Scientists use ‘sapphire fibre’ to create sensor that could transform planes and help bring fusion power
A new sensor made of “sapphire fibre” could transform planes and help with technologies such as fusion power, scientists say.
The sensor can withstand extreme temperatures, still working when subjected to conditions over 2000C, the researchers behind it say.
That could allow it to be run through a jet engine, for instance, with the data being used to adapt how engines work and significantly reduce emissions.
Because it can withstand radiation, too, the sapphire fibre could be used in space and fusion power, the scientists say.
‘These sapphire optical fibres will have many different potential applications within the extreme environments of a fusion energy powerplant,” said Rob Skilton, head of research at Remote Applications in Challenging Environments part of UK Atomic Energy Authority.
“This technology has the potential to significantly increase the capabilities of future sensor and robotic maintenance systems in this sector, helping UKAEA in its mission to deliver safe, sustainable, low carbon fusion power to the grid.”
The new fibre is made out of industrially grown sapphire and is just half a millimetre thick. If light is sent into one end of it, it is reflected back from a point along it – and the colour of that light can then be used to measure the temperature at that point.
Existing such sensors have run into problems for decades because the fibre is vast compared to the wavelength of light, even if it looks small. As such, the light can travel through the fibre in different routes, reflecting back different wavelengths at once.

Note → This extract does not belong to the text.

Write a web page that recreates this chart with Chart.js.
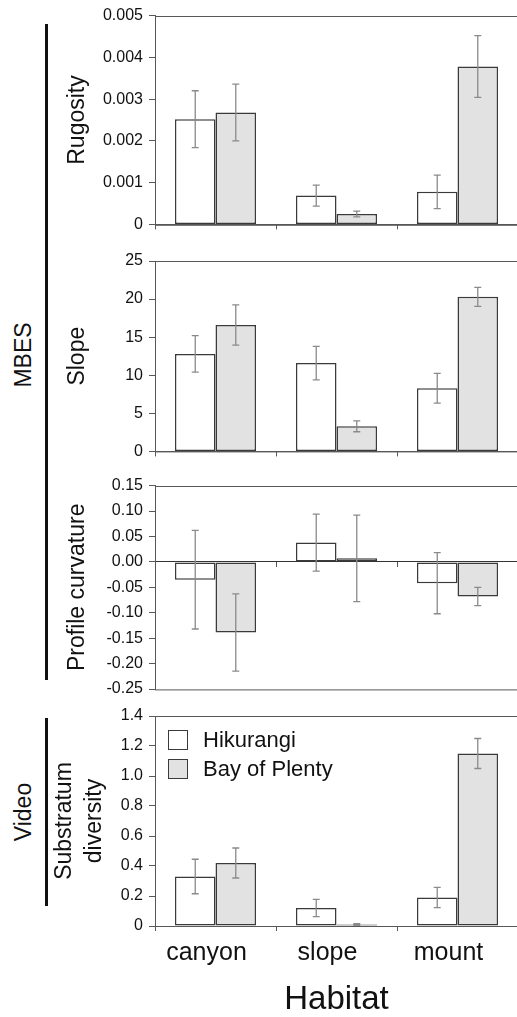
<!DOCTYPE html>
<html>
<head>
<meta charset="utf-8">
<script src="https://cdn.jsdelivr.net/npm/chart.js@4.4.1/dist/chart.umd.min.js"></script>
<style>
  html, body { margin: 0; padding: 0; background: #fff; overflow: hidden; }
  body { width: 517px; height: 1017px; position: relative; font-family: "Liberation Sans", Arial, sans-serif; color: #111; }
  canvas { position: absolute; left: 0; }
  .side { position: absolute; font-size: 23px; line-height: 1; white-space: nowrap; transform: translate(-50%, -50%) rotate(-90deg); }
  .bracket { position: absolute; left: 45px; width: 3px; background: #111; }
  .legend { position: absolute; left: 168px; top: 730px; font-size: 22px; }
  .legend .row { display: flex; align-items: center; height: 20px; margin-bottom: 9px; }
  .legend .box { box-sizing: border-box; width: 20px; height: 20px; border: 1.5px solid #3a3a3a; margin-right: 15px; }
</style>
</head>
<body>

<div class="bracket" style="top:24px;height:656px"></div>
<div class="bracket" style="top:718px;height:188px"></div>
<div class="side" style="left:23px;top:355px">MBES</div>
<div class="side" style="left:23px;top:812px">Video</div>

<canvas id="rugosity" width="530" height="240" style="top:0px"></canvas>
<canvas id="slope" width="530" height="222" style="top:245px"></canvas>
<canvas id="curvature" width="530" height="235" style="top:470px"></canvas>
<canvas id="substratum" width="530" height="320" style="top:700px"></canvas>

<div class="legend">
  <div class="row"><span class="box" style="background:#ffffff"></span>Hikurangi</div>
  <div class="row"><span class="box" style="background:#e2e2e2"></span>Bay of Plenty</div>
</div>

<script>
const habitats = ['canyon', 'slope', 'mount'];
const seriesNames = ['Hikurangi', 'Bay of Plenty'];

// Rugosity
const rugHik = [0.00252, 0.00069, 0.00078];
const rugHikErr = [0.00068, 0.00025, 0.0004];
const rugBop = [0.00268, 0.00025, 0.00378];
const rugBopErr = [0.00068, 0.00007, 0.00074];
const rugTicks = [0, 0.001, 0.002, 0.003, 0.004, 0.005];
const rugLabels = ['0', '0.001', '0.002', '0.003', '0.004', '0.005'];

// Slope
const slopeHik = [12.8, 11.6, 8.3];
const slopeHikErr = [2.4, 2.2, 1.95];
const slopeBop = [16.6, 3.3, 20.3];
const slopeBopErr = [2.65, 0.72, 1.25];
const slopeTicks = [0, 5, 10, 15, 20, 25];
const slopeLabels = ['0', '5', '10', '15', '20', '25'];

// Profile curvature
const curvHik = [-0.035, 0.038, -0.042];
const curvHikErr = [0.097, 0.056, 0.06];
const curvBop = [-0.139, 0.007, -0.068];
const curvBopErr = [0.076, 0.085, 0.018];
const curvTicks = [-0.25, -0.2, -0.15, -0.1, -0.05, 0, 0.05, 0.1, 0.15];
const curvLabels = ['-0.25', '-0.20', '-0.15', '-0.10', '-0.05', '0.00', '0.05', '0.10', '0.15'];

// Substratum diversity
const subHik = [0.33, 0.12, 0.19];
const subHikErr = [0.115, 0.058, 0.068];
const subBop = [0.42, 0.01, 1.15];
const subBopErr = [0.10, 0.005, 0.10];
const subTicks = [0, 0.2, 0.4, 0.6, 0.8, 1.0, 1.2, 1.4];
const subLabels = ['0', '0.2', '0.4', '0.6', '0.8', '1.0', '1.2', '1.4'];

Chart.defaults.font.family = '"Liberation Sans", Arial, sans-serif';
Chart.defaults.color = '#111';

const axisGray = '#585858';

// frame round the plot area
const frame = {
  id: 'frame',
  beforeDatasetsDraw(chart) {
    const { ctx, chartArea: a } = chart;
    ctx.save();
    ctx.strokeStyle = axisGray;
    ctx.lineWidth = 1;
    ctx.strokeRect(Math.round(a.left) + 0.5, Math.round(a.top) + 0.5, a.right - a.left, a.bottom - a.top);
    ctx.restore();
  }
};

// error bars from each dataset's errors array
const errorBars = {
  id: 'errorBars',
  afterDatasetsDraw(chart) {
    const ctx = chart.ctx;
    const y = chart.scales.y;
    ctx.save();
    ctx.strokeStyle = '#8a8a8a';
    ctx.lineWidth = 1.3;
    chart.data.datasets.forEach((ds, i) => {
      chart.getDatasetMeta(i).data.forEach((bar, j) => {
        const hi = y.getPixelForValue(ds.data[j] + ds.errors[j]);
        const lo = y.getPixelForValue(ds.data[j] - ds.errors[j]);
        ctx.beginPath();
        ctx.moveTo(bar.x, hi); ctx.lineTo(bar.x, lo);
        ctx.moveTo(bar.x - 3.5, hi); ctx.lineTo(bar.x + 3.5, hi);
        ctx.moveTo(bar.x - 3.5, lo); ctx.lineTo(bar.x + 3.5, lo);
        ctx.stroke();
      });
    });
    ctx.restore();
  }
};

function datasets(hik, hikErr, bop, bopErr) {
  return [
    { label: seriesNames[0], data: hik, errors: hikErr, backgroundColor: '#ffffff', borderColor: '#3a3a3a', borderWidth: 1.5, borderSkipped: false },
    { label: seriesNames[1], data: bop, errors: bopErr, backgroundColor: '#e2e2e2', borderColor: '#3a3a3a', borderWidth: 1.5, borderSkipped: false }
  ];
}

function yAxis(ticks, labels, title, titlePad, lineHeight) {
  return {
    min: ticks[0],
    max: ticks[ticks.length - 1],
    afterBuildTicks: s => { s.ticks = ticks.map(v => ({ value: v })); },
    afterFit: s => { s.width = 155; },
    ticks: { callback: (v, i) => labels[i], font: { size: 16 }, color: '#111', padding: 6 },
    grid: { drawOnChartArea: false, tickLength: 6, color: axisGray },
    border: { color: axisGray },
    title: { display: true, text: title, color: '#111', font: { size: 23, lineHeight: lineHeight }, padding: { top: titlePad, bottom: 0 } }
  };
}

function xAxis(height) {
  return {
    afterFit: s => { s.height = height; },
    grid: { offset: true, drawOnChartArea: false, tickLength: 5, color: axisGray },
    border: { color: axisGray },
    ticks: { display: false }
  };
}

function makeChart(id, data, x, y, padding) {
  return new Chart(document.getElementById(id), {
    type: 'bar',
    data: { labels: habitats, datasets: data },
    options: {
      responsive: false,
      animation: false,
      devicePixelRatio: 1,
      categoryPercentage: 0.67,
      barPercentage: 1.0,
      layout: { padding: padding },
      plugins: { legend: { display: false }, tooltip: { enabled: false } },
      scales: { x: x, y: y }
    },
    plugins: [frame, errorBars]
  });
}

// Rugosity
makeChart('rugosity',
  datasets(rugHik, rugHikErr, rugBop, rugBopErr),
  xAxis(11),
  yAxis(rugTicks, rugLabels, 'Rugosity', 64, 1.2),
  { top: 15, right: 12, bottom: 0, left: 0 });

// Slope
makeChart('slope',
  datasets(slopeHik, slopeHikErr, slopeBop, slopeBopErr),
  xAxis(11),
  yAxis(slopeTicks, slopeLabels, 'Slope', 64, 1.2),
  { top: 16, right: 12, bottom: 0, left: 0 });

// Profile curvature, x axis sits on zero
const curvX = xAxis(0);
curvX.position = { y: 0 };
curvX.border = { color: '#333' };
makeChart('curvature',
  datasets(curvHik, curvHikErr, curvBop, curvBopErr),
  curvX,
  yAxis(curvTicks, curvLabels, 'Profile curvature', 64, 1.2),
  { top: 15, right: 12, bottom: 16, left: 0 });

// Substratum diversity
const subX = xAxis(94);
subX.ticks = { display: true, font: { size: 25 }, color: '#111', padding: 7, labelOffset: -9 };
subX.title = { display: true, text: 'Habitat', color: '#111', font: { size: 33, lineHeight: 1.2 }, padding: 0 };
makeChart('substratum',
  datasets(subHik, subHikErr, subBop, subBopErr),
  subX,
  yAxis(subTicks, subLabels, ['Substratum', 'diversity'], 50, 1.3),
  { top: 16, right: 12, bottom: 0, left: 0 });
</script>
</body>
</html>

The new breakthrough involved making a channel along the fibre. That means that the light only travels through a tiny cross-section, about one-hundredth of a milimetre wide.
That means that the sensor reflects primarily just one single wavelength of light, making it much more useful.
An article describing the finding, ‘Single-mode sapphire fiber Bragg grating’, is published in the journal Optics Express. It was carried out by the University of Oxford, in collaboration with a number of companies and the UK Atomic Energy Authority.